**PROVIDED DATA:**
══════
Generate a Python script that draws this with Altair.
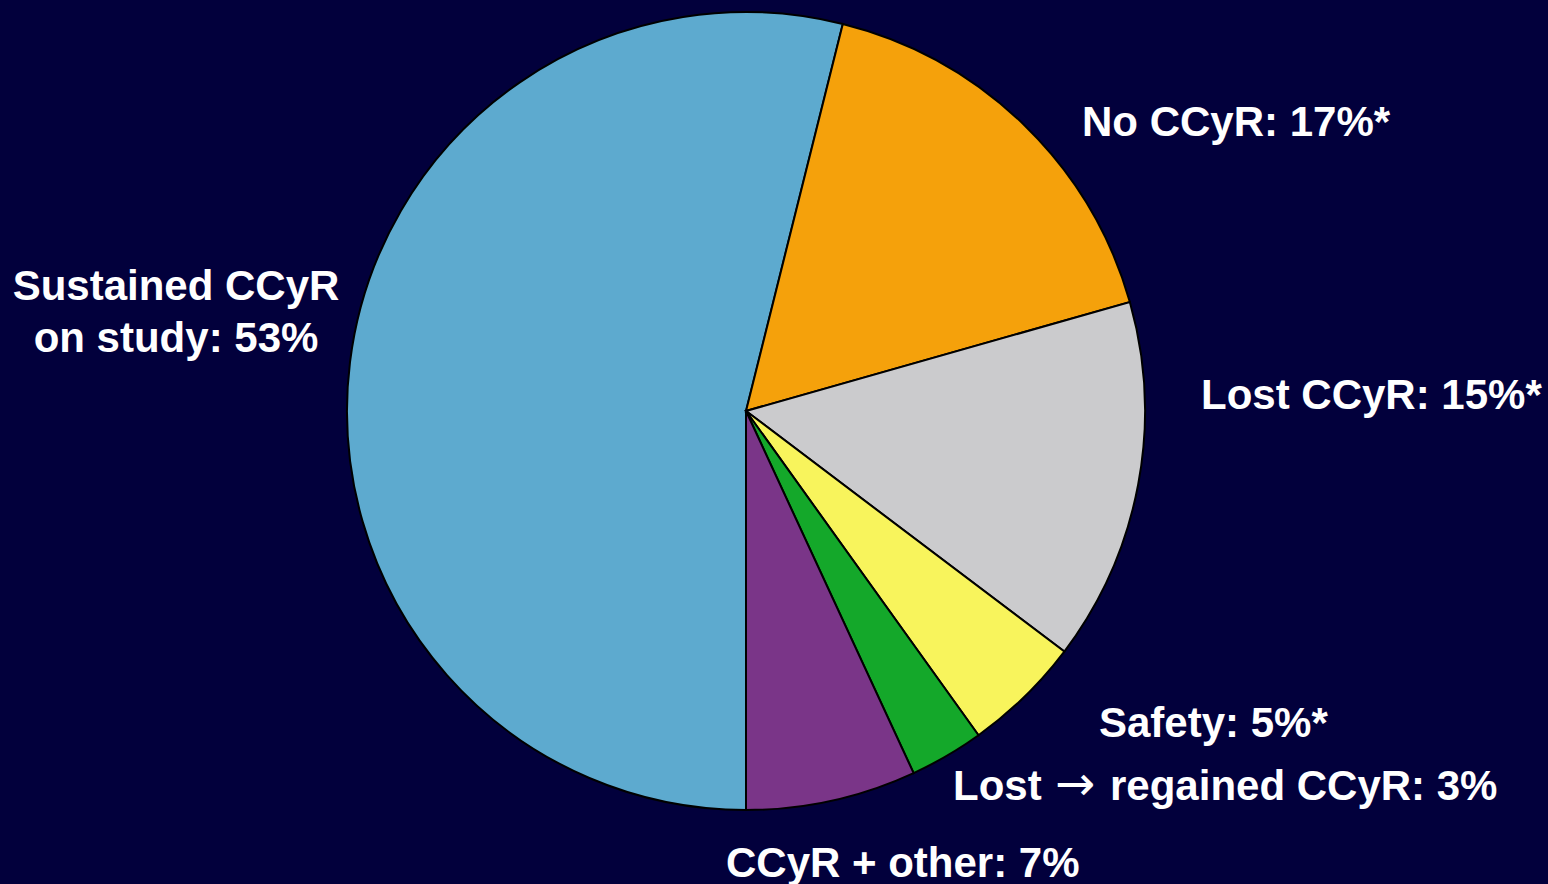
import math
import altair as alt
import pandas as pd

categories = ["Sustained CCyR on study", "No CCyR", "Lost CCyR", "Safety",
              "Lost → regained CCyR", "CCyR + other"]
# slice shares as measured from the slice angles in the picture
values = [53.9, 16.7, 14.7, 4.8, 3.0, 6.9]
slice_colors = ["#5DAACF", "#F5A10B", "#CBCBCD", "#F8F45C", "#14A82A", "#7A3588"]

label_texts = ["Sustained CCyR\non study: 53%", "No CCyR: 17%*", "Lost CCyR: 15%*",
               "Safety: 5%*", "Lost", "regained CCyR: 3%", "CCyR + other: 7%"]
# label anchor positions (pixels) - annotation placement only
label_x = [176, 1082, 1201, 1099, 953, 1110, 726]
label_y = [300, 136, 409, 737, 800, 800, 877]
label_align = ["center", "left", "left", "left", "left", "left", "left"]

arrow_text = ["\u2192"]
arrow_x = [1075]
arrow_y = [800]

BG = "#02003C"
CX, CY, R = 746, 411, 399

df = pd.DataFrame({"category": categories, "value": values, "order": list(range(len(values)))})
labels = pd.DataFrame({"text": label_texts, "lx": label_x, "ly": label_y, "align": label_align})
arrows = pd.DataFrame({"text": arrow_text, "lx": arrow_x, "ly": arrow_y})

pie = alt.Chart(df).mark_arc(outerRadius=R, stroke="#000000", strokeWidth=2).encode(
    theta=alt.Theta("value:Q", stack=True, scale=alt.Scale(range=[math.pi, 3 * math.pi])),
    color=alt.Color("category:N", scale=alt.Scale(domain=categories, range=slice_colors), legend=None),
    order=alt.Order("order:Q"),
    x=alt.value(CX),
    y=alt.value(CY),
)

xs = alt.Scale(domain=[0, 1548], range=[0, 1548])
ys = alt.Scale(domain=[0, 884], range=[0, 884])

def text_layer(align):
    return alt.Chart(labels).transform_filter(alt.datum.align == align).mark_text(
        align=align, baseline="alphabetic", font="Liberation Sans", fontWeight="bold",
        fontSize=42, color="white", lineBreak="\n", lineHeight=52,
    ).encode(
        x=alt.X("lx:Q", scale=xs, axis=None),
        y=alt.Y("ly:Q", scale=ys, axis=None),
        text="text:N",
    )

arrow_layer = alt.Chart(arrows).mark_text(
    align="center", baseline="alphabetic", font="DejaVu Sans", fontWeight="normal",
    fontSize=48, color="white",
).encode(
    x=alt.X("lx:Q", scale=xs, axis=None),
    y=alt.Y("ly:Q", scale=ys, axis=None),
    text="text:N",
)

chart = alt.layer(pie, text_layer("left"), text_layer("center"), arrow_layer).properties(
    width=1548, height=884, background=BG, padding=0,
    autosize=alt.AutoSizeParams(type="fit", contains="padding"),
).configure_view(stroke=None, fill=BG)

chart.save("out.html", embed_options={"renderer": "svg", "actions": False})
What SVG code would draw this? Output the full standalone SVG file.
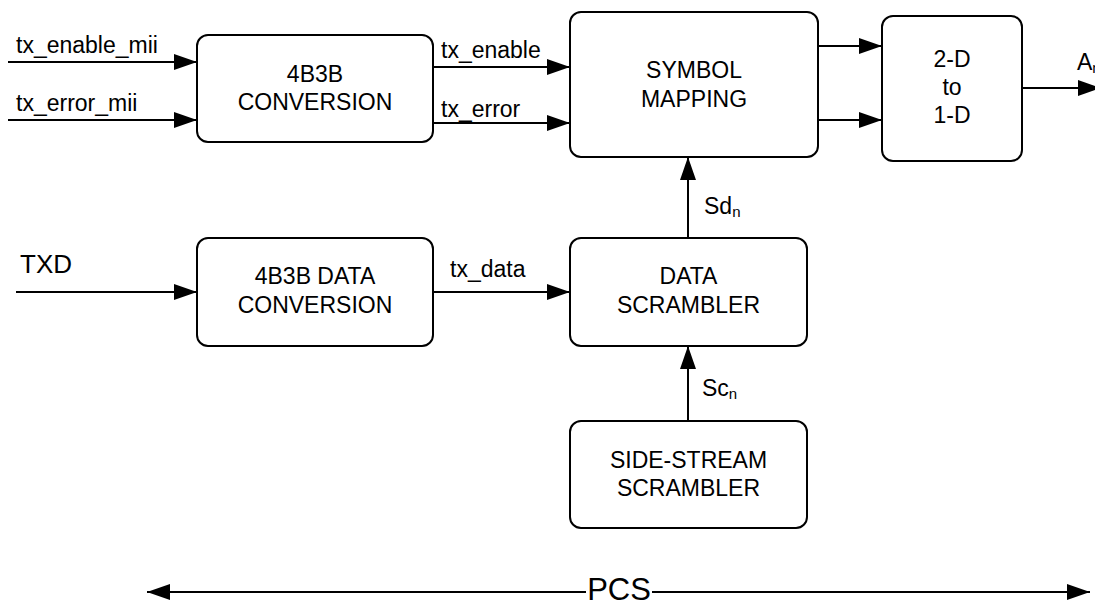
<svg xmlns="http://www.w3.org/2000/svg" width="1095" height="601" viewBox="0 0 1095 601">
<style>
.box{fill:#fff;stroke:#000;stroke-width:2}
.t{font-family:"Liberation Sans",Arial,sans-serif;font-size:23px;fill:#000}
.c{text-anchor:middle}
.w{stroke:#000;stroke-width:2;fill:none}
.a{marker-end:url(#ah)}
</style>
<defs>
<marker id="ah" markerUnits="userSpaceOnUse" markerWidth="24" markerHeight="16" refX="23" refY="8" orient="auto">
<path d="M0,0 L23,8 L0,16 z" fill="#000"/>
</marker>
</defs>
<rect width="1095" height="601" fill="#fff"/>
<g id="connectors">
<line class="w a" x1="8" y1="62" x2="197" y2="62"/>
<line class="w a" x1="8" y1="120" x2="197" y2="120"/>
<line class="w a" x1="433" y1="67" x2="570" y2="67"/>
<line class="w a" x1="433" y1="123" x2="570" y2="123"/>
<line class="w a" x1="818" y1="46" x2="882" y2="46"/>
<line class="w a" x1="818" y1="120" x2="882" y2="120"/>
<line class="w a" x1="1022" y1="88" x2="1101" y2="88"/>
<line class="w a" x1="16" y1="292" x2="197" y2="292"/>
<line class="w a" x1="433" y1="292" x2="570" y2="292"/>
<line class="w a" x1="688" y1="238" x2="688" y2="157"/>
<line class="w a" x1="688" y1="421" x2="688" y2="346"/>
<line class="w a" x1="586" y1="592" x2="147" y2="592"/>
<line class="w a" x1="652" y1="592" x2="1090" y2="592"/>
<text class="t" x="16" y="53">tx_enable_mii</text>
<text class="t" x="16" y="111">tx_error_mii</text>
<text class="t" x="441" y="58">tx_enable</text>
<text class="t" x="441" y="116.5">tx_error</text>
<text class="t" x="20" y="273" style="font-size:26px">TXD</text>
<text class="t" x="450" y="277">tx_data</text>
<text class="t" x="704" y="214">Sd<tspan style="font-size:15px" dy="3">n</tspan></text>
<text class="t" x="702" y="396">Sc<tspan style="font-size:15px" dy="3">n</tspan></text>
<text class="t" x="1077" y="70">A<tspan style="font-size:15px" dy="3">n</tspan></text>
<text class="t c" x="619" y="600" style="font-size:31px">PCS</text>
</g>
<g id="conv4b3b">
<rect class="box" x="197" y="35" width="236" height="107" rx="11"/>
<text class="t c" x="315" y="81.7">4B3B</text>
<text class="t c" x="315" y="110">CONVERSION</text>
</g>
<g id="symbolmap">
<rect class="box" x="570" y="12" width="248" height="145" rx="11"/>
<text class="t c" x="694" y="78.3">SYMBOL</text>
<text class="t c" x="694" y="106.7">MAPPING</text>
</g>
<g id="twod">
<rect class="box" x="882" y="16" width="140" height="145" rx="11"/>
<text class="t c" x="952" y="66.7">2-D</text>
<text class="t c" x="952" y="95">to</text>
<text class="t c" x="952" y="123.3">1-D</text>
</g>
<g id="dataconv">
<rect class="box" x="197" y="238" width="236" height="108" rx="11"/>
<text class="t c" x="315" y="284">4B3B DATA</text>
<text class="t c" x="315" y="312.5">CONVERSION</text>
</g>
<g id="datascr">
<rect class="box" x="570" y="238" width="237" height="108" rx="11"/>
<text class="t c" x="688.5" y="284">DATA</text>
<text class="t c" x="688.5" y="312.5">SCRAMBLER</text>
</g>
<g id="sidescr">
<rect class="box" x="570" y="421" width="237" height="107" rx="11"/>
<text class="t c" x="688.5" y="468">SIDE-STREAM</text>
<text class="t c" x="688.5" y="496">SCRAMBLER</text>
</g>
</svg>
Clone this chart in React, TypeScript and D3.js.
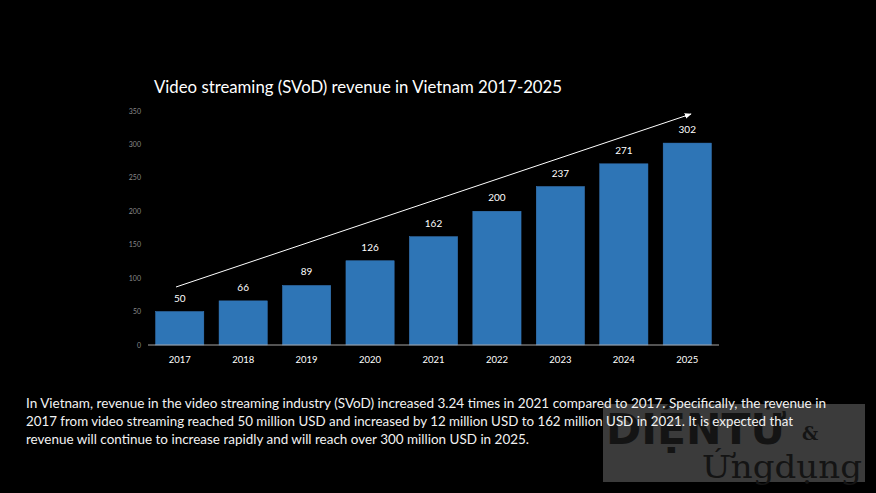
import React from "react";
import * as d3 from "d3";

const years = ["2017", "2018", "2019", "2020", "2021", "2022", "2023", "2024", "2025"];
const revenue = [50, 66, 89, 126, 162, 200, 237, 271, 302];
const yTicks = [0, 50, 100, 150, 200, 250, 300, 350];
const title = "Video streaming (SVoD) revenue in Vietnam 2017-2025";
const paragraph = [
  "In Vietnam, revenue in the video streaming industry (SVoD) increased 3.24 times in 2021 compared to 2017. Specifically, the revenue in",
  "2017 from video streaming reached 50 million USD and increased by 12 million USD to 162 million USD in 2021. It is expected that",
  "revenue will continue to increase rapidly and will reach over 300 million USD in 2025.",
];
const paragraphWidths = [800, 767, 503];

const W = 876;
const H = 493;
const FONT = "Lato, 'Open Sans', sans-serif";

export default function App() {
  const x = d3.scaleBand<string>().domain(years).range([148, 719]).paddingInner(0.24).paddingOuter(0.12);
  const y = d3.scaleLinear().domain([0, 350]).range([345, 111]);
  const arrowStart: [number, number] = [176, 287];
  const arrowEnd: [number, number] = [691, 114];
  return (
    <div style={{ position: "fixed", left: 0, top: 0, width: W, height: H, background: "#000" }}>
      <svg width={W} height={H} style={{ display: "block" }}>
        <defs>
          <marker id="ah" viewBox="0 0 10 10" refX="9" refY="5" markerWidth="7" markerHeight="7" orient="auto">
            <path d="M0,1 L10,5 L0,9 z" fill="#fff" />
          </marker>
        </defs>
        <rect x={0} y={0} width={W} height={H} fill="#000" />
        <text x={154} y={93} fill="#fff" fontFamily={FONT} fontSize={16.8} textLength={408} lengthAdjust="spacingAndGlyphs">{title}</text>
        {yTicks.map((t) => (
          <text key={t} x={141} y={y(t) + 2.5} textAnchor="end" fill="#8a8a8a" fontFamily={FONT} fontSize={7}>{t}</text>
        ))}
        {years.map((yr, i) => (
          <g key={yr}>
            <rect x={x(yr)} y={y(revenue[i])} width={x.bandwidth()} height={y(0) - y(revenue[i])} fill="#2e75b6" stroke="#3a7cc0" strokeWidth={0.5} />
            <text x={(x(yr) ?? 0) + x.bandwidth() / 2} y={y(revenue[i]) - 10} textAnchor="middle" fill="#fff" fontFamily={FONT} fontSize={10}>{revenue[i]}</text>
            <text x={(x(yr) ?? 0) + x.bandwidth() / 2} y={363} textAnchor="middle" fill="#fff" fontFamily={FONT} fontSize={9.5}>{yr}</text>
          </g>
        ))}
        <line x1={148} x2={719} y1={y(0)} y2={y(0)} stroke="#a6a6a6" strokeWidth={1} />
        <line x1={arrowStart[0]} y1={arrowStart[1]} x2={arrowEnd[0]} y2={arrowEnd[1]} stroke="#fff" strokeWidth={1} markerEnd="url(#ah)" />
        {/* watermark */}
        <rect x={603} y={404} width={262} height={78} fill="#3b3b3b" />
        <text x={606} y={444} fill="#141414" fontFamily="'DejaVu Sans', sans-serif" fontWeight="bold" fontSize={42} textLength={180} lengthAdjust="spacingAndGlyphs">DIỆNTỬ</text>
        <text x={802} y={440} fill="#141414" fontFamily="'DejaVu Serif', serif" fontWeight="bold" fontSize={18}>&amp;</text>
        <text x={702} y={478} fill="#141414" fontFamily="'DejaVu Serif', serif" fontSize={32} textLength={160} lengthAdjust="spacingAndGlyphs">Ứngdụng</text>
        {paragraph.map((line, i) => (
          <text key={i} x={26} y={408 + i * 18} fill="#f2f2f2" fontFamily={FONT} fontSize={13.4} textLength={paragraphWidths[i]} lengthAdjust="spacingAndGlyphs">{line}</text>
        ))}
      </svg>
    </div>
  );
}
══════
**PROBLEM TO SOLVE:** Only the lines from the one holding "Clone this chart" to the one holding "import * as" should be returned, both included and exactly as written, with no pictures.

**RESULT OF THIS EXERCISE:**
Clone this chart in React, TypeScript and D3.js.
import React from "react";
import * as d3 from "d3";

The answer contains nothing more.